Aber ist es wirklich so? Können wir uns nicht auch die Leichtigkeit des Netzes für die Zeitung zu Nutze machen? Gerade weil hier aus zugeknöpften Persönlichkeiten des öffentlichen Lebens harmlose Plaudertaschen werden, die man im Netz viel leichter zu einem journalistischen Deal mit der Tageszeitung nutzen kann?
Auslöser der Bedenken des Kollegen war eine Umrage auf Facebook. Die (leicht verunglückte) Frage lautete: Wann sollten Jugendlich in die Disko gehen? Mit 14, mit 16 oder mit 18. Hintergrund ist die Wiedereröffnung eines Tanztempels. Natürlich hat die Umfrage viele junge Menschen angezogen und – natürlich haben die auch Blödsinn gemacht, indem sie die Antwortvorgaben verändert haben. „Sonntags ab 21 Uhr“ stand da auf einmal. Also Umfrage rausnehmen? Dürfen wir als seriöse Zeitung selbst zum Scherzkeks werden? Ich sage: Ja, denn soziale Netzwerke hängen auch an den Launen der Menschen. sie sind dialogisch und daher eben nicht im Diskussionsverlauf berechenbar. Das aber erfordert ein ganz neues Standesdenken. Wir Journalisten sind nicht mehr diejenigen, die dem (lesenden) Volk vorschreiben, was es zu wissen und wie es das zu erfahren hat. Sondern wir müssen auf unsere Leser und User zugehen und sie ernst nehmen – selbst im Spaß.

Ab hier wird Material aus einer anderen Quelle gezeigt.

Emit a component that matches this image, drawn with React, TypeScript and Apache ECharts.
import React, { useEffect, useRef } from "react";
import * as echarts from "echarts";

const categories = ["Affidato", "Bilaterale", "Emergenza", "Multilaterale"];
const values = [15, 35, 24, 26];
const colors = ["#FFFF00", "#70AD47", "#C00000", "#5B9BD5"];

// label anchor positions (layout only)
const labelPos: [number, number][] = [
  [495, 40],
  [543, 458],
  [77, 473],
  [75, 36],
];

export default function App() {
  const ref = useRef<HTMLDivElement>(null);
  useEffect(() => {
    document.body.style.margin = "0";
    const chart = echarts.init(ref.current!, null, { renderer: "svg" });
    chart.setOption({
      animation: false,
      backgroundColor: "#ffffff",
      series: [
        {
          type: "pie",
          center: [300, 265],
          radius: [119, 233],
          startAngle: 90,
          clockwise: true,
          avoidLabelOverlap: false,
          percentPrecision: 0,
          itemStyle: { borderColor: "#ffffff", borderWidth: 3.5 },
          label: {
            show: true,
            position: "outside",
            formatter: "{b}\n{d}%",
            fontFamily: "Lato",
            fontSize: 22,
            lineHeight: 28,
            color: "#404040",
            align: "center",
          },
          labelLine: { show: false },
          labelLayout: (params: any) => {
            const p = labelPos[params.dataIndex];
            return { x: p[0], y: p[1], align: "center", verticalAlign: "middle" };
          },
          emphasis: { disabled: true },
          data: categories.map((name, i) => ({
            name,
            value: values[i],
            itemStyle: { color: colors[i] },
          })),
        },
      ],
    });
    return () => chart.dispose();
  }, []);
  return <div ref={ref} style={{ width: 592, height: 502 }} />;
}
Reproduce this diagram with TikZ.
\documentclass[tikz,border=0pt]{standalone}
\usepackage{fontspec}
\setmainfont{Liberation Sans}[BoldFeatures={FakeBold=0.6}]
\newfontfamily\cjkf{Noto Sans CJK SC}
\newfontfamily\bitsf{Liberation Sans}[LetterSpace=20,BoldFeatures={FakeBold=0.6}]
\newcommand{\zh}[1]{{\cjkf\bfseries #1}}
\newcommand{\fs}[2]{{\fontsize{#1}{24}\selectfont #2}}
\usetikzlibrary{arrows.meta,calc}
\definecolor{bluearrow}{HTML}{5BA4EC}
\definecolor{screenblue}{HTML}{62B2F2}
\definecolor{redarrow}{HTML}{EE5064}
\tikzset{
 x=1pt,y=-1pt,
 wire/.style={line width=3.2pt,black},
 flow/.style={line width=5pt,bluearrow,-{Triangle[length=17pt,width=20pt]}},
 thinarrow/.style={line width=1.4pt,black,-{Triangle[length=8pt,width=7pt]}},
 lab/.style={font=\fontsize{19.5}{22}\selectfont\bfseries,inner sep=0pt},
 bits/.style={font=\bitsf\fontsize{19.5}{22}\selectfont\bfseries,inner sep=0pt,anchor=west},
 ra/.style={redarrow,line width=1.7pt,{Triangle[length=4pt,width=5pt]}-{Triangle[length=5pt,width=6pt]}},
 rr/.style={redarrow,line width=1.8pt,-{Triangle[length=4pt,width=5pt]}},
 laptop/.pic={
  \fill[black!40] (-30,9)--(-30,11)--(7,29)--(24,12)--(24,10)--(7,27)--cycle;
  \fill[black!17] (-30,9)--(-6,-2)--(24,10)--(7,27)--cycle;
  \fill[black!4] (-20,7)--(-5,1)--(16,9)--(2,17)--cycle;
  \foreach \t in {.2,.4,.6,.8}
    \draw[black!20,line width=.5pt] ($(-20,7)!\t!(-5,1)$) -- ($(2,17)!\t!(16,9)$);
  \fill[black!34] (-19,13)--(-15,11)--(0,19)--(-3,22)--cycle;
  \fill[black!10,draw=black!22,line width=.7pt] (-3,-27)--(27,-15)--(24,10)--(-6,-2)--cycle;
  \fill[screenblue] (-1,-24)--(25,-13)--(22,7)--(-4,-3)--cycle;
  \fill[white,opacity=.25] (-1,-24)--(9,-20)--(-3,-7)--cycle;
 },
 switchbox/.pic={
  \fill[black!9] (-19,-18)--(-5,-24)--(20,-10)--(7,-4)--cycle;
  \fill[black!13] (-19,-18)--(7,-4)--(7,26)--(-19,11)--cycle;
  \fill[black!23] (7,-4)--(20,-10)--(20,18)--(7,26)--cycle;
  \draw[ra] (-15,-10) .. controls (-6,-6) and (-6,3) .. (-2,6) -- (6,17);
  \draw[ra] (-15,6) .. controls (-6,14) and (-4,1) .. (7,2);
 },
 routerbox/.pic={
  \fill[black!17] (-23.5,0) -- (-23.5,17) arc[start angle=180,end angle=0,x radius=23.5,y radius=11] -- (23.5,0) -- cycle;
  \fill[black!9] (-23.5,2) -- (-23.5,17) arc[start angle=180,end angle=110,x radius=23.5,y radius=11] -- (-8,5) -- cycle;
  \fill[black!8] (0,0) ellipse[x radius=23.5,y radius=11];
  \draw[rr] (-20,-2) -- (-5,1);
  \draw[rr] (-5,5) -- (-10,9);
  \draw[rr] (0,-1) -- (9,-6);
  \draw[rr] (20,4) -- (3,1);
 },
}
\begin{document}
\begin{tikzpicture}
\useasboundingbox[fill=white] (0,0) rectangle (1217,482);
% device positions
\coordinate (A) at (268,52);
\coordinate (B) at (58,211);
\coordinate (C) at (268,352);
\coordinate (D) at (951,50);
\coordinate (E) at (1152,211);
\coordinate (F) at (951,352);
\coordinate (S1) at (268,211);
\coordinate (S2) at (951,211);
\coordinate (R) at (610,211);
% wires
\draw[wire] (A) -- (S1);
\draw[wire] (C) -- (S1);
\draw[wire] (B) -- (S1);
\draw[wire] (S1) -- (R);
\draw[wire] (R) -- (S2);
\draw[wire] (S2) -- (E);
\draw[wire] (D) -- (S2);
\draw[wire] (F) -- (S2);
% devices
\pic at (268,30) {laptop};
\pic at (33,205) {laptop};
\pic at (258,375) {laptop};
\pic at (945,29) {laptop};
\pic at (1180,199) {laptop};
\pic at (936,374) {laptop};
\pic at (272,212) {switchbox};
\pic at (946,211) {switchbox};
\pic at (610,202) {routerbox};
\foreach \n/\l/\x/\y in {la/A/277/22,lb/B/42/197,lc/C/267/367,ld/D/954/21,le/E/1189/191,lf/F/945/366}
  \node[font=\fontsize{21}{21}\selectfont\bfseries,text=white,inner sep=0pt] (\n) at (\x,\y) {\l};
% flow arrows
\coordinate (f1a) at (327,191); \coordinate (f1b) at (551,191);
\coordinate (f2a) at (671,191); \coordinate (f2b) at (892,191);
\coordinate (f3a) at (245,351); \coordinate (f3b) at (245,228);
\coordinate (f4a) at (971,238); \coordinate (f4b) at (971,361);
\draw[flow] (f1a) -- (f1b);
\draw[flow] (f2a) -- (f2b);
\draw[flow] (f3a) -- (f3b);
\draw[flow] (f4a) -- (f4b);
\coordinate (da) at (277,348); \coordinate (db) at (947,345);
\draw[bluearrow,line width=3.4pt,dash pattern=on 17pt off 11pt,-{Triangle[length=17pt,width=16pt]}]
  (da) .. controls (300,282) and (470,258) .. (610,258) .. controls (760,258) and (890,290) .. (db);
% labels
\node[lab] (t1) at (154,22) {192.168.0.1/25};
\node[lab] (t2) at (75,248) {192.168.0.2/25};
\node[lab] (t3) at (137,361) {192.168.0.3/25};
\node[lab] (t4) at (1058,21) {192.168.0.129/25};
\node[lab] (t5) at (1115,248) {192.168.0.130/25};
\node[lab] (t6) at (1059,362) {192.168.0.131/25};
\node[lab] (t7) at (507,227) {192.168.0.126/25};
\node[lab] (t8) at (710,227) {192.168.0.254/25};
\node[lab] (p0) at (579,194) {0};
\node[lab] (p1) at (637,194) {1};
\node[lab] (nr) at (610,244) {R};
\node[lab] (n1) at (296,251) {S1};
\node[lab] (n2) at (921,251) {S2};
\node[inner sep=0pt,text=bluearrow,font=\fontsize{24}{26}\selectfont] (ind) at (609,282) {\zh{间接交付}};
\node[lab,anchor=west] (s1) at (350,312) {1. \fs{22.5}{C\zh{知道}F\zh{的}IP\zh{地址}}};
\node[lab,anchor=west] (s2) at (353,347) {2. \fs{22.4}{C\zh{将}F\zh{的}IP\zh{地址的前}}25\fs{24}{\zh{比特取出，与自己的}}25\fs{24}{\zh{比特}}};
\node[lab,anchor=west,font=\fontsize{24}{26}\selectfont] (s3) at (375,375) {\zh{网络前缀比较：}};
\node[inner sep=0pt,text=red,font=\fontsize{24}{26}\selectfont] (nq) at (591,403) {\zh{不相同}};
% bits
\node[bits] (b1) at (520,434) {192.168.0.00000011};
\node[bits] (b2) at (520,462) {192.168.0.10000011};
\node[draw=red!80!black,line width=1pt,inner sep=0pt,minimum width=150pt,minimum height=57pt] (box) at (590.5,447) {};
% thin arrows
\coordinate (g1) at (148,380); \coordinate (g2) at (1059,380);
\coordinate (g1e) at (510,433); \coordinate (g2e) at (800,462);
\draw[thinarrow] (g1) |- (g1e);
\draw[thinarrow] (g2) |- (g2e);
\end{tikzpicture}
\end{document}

Das ist für mich die eigentliche Botschaft, die sich durch die Referate zieht. Auf den Inhalt kommt es an, auf die saubere Recherche, das sichere Gewichten von Themen – also auf das, was schon immer unser Job ist. Wir müssen uns mit der Technik auseinandersetzen, anders planen und lernen, auf neue Weise kreativ zu werden. Aber Leserreporter und Nutzer-Inhalte ersetzen den Journalismus nicht. Publizieren und Konversation betreiben sind zwei paar Schuhe. Botschaften aus der privaten Öffentlichkeiten stehen neben Medienangeboten im Nachrichtenstrom. Aber sie sind nicht dasselbe.